Step 1: Install and Configure MirrorMaker 2.0
Download and install MirrorMaker 2.0 from the Confluent website:
https://www.confluent.io/download/
Step 2: Configure Source and Target Clusters
Create configuration files for the source and target clusters:
# source-cluster.properties
bootstrap.servers=source_kafka:9092
group.id=mirror_maker_group
# target-cluster.properties
bootstrap.servers=target_kafka:9092
Step 3: Configure MirrorMaker 2.0
Create a configuration file for MirrorMaker 2.0:
# mirrormaker2.properties
clusters = source, target
source.bootstrap.servers = source_kafka:9092
target.bootstrap.servers = target_kafka:9092
tasks.max = 1
source.consumer.group.id = mirror_maker_group
topics = my_topic
Step 4: Start MirrorMaker 2.0
Start MirrorMaker 2.0 to replicate data between the source and target clusters:
bin/connect-mirror-maker.sh mirrormaker2.properties
Starting MirrorMaker 2.0 with the configuration file:
bin/connect-mirror-maker.sh mirrormaker2.properties
Disaster Recovery
Multi-cluster setups provide robust disaster recovery capabilities by replicating data across different clusters.
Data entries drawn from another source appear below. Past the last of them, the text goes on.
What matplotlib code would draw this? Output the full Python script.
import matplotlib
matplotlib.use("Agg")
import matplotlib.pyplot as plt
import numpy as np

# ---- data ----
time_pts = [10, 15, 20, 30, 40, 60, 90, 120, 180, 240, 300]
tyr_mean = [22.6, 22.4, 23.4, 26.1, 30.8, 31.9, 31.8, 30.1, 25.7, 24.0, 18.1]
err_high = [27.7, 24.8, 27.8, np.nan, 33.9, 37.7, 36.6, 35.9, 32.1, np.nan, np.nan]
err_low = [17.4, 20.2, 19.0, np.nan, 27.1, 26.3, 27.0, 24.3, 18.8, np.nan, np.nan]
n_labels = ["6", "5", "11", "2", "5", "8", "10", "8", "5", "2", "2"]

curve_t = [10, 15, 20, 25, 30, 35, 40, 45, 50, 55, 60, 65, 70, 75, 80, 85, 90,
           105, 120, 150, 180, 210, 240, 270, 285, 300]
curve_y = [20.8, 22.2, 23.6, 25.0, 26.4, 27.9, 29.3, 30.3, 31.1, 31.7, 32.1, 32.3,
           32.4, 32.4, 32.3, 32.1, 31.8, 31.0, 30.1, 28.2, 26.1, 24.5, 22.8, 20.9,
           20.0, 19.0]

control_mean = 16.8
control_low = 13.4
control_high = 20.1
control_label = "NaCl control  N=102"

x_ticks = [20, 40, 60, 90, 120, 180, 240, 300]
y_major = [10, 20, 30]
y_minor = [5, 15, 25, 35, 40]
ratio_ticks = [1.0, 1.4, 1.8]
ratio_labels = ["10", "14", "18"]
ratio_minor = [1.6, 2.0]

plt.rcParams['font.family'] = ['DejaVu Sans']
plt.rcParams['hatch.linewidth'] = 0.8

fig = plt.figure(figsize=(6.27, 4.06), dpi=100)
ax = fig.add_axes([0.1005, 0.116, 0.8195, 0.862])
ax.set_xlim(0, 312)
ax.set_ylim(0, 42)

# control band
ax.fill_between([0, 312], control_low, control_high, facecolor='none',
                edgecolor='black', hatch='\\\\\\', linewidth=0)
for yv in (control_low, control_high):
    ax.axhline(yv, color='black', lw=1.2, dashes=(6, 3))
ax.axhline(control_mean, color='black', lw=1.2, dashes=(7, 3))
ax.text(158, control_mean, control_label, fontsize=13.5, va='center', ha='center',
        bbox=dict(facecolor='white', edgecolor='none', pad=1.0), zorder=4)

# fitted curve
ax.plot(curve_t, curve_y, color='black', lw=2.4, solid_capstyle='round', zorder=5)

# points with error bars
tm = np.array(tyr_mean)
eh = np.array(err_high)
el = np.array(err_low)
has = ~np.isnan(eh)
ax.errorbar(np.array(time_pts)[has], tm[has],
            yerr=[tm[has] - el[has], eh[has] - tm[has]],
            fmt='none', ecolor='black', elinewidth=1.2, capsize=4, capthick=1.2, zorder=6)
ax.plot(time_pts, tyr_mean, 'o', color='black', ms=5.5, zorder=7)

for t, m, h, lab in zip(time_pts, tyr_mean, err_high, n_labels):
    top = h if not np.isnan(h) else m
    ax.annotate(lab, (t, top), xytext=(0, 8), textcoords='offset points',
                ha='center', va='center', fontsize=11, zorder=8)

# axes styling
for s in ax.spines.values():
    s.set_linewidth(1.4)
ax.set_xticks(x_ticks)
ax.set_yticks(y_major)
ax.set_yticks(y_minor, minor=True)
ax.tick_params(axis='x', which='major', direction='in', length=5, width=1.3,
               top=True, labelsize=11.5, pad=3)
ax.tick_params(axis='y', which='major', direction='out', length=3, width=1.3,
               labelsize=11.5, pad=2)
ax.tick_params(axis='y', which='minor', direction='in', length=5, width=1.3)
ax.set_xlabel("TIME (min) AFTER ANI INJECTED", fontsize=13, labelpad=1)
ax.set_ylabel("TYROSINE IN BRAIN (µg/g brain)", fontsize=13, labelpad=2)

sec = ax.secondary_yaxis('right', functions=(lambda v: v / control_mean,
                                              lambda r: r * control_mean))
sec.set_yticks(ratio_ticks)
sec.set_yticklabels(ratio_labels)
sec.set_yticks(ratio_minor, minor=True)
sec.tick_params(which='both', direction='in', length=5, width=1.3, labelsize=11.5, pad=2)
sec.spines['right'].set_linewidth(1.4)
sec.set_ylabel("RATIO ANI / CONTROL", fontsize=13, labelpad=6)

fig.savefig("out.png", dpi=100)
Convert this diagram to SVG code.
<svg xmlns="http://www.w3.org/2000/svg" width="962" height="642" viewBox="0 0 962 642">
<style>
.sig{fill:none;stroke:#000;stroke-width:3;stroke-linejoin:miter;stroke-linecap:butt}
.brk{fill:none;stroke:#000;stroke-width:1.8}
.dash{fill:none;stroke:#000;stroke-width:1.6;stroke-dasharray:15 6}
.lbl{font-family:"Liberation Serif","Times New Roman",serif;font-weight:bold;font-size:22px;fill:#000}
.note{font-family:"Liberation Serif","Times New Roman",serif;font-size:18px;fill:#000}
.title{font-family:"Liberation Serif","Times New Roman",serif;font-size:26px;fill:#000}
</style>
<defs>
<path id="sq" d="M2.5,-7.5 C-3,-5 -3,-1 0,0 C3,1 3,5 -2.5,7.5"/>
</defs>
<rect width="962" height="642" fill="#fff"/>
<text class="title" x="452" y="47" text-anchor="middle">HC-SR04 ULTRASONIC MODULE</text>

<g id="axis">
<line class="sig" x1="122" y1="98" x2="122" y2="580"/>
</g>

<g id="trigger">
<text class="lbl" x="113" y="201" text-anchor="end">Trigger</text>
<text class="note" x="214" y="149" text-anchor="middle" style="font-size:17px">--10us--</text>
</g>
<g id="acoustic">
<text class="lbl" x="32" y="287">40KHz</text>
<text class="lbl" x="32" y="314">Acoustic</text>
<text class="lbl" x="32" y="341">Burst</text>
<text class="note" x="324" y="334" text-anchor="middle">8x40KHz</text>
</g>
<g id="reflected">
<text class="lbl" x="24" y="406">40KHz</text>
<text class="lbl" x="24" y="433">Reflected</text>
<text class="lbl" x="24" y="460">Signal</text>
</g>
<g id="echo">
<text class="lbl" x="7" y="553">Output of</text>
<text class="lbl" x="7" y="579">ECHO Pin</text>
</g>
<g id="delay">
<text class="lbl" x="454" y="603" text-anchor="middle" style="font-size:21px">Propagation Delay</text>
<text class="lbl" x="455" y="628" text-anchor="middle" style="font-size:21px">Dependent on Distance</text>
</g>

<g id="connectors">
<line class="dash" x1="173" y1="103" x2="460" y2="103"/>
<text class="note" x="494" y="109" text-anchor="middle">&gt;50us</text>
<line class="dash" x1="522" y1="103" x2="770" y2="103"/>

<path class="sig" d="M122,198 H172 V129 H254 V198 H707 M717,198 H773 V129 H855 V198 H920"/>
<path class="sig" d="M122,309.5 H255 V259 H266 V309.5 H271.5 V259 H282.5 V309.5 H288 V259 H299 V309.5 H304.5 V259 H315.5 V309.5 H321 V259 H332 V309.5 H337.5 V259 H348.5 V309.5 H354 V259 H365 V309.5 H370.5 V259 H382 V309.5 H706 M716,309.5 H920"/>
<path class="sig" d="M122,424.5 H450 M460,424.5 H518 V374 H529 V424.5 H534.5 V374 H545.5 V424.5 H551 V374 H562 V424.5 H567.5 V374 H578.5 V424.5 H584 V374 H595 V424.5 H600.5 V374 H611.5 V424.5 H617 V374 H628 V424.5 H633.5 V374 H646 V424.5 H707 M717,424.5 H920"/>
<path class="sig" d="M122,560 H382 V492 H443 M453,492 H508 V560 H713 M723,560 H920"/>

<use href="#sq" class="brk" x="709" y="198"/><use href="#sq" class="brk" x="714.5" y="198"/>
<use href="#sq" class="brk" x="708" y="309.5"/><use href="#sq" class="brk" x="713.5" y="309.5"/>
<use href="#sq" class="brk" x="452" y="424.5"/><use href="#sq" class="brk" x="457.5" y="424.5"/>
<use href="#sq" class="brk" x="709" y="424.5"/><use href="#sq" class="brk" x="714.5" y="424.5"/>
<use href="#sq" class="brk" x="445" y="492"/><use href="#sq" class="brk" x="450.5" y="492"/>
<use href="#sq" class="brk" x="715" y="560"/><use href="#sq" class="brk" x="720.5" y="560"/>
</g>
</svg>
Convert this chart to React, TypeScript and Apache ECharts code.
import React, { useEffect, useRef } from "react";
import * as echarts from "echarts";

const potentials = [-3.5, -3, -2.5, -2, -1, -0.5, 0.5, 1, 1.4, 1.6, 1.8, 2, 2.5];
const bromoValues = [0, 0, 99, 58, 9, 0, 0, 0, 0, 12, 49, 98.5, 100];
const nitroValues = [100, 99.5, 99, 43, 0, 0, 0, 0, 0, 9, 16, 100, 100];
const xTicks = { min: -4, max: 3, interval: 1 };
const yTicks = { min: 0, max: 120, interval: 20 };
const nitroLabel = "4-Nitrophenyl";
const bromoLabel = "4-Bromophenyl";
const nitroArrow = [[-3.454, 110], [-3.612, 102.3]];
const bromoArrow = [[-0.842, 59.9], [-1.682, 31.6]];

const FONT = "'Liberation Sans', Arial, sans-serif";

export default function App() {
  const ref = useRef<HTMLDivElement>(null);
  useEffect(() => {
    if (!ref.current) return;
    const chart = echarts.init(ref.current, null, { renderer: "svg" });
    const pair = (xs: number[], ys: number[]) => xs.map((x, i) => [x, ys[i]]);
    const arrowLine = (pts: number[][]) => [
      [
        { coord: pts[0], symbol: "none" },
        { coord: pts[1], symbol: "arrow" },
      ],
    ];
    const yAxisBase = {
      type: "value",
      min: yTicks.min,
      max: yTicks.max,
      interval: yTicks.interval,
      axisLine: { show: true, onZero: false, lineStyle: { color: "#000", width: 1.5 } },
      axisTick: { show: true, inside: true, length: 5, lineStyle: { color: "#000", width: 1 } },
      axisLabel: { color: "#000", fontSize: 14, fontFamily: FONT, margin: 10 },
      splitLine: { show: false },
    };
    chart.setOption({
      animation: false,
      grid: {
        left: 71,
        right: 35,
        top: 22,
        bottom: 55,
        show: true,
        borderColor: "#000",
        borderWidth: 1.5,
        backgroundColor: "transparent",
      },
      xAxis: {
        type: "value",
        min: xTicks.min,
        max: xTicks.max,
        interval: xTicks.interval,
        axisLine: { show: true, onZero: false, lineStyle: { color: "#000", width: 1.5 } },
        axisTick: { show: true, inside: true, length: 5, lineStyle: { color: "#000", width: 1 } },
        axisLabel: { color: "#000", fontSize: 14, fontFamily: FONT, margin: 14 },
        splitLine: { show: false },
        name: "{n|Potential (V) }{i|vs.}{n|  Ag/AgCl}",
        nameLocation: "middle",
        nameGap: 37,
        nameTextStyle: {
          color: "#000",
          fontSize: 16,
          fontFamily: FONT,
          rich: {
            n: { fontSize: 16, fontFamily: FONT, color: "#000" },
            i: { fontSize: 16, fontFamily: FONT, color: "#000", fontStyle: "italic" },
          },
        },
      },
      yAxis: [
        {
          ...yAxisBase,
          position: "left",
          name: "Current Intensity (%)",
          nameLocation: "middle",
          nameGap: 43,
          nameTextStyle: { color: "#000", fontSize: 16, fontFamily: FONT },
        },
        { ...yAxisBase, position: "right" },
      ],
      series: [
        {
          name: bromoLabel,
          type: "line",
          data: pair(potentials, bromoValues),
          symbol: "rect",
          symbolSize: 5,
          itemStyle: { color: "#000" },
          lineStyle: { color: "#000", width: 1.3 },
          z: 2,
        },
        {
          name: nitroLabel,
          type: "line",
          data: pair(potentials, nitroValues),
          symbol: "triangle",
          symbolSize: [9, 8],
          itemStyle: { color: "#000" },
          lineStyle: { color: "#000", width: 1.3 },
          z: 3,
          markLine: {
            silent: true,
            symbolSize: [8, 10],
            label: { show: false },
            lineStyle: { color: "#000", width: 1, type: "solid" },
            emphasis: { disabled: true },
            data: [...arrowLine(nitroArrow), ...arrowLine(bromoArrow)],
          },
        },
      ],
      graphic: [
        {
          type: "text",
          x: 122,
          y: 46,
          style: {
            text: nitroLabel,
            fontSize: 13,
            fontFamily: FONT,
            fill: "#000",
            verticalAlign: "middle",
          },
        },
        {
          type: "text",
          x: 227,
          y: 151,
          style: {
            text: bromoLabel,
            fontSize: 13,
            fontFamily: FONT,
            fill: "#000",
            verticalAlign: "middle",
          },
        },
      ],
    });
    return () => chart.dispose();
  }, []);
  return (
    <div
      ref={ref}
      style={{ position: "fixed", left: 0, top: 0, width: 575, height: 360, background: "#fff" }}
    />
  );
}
This ensures that data is available even if one cluster fails.
Step 1: Set Up MirrorMaker 2.0 for Disaster Recovery
Configure MirrorMaker 2.0 to replicate data between your primary and backup clusters using the steps mentioned above.
Step 2: Monitoring and Testing
- Monitor the replication process to ensure data consistency across clusters.
- Regularly test failover procedures to ensure that data can be restored from the backup cluster.
Using JMX to monitor MirrorMaker 2.0 metrics:
jconsole
Load Balancing
Load balancing across multiple Kafka clusters can help distribute the load and improve performance.
Using DNS Round Robin
DNS round-robin is a simple method to distribute client connections across multiple Kafka clusters:
# Add multiple Kafka broker addresses to the DNS entry for kafka.yourdomain.com
kafka.yourdomain.com IN A 192.168.1.1
kafka.yourdomain.com IN A 192.168.1.2
kafka.yourdomain.com IN A 192.168.1.3
Using a Load Balancer
Set up a load balancer to distribute client connections across multiple Kafka clusters:
# Example using HAProxy
frontend kafka_frontend
bind *:9092
default_backend kafka_backend
backend kafka_backend
balance roundrobin
server kafka1 192.168.1.1:9092 check
server kafka2 192.168.1.2:9092 check
server kafka3 192.168.1.3:9092 check
Configuring HAProxy for Kafka load balancing:
# /etc/haproxy/haproxy.cfg
frontend kafka_frontend
bind *:9092
default_backend kafka_backend
backend kafka_backend
balance roundrobin
server kafka1 192.168.1.1:9092 check
server kafka2 192.168.1.2:9092 check
server kafka3 192.168.1.3:9092 check
Monitoring and Managing Multi-Cluster Setups
Regular monitoring and management are crucial to ensure the effective operation of a multi-cluster Kafka setup.
Key Metrics to Monitor
MirrorMakerLag
: Lag between source and target clusters.MessagesInPerSec
: Rate of incoming messages per second in each cluster.BytesInPerSec
: Rate of incoming bytes per second in each cluster.BytesOutPerSec
: Rate of outgoing bytes per second in each cluster.UnderReplicatedPartitions
: Number of under-replicated partitions in each cluster.
Using Prometheus and Grafana to monitor Kafka clusters:
# Prometheus configuration
scrape_configs:
- job_name: 'kafka-source-cluster'
static_configs:
- targets: ['source_kafka:9092']
- job_name: 'kafka-target-cluster'
static_configs:
- targets: ['target_kafka:9092']
Best Practices for Kafka Multi-Cluster Setup
- Plan and implement a robust replication strategy using MirrorMaker 2.0 or Kafka Connect.
- Regularly monitor key metrics to ensure the health and performance of all clusters.
- Test disaster recovery procedures to ensure data can be restored from backup clusters.
- Use load balancing techniques to distribute the load and improve performance.
- Document and maintain a history of multi-cluster configurations and changes.
Conclusion
In this tutorial, we've covered the core concepts of setting up and managing multiple Kafka clusters, including geo-replication, disaster recovery, load balancing, and monitoring. Understanding and implementing these strategies is essential for ensuring high availability, fault tolerance, and optimal performance in a Kafka multi-cluster setup.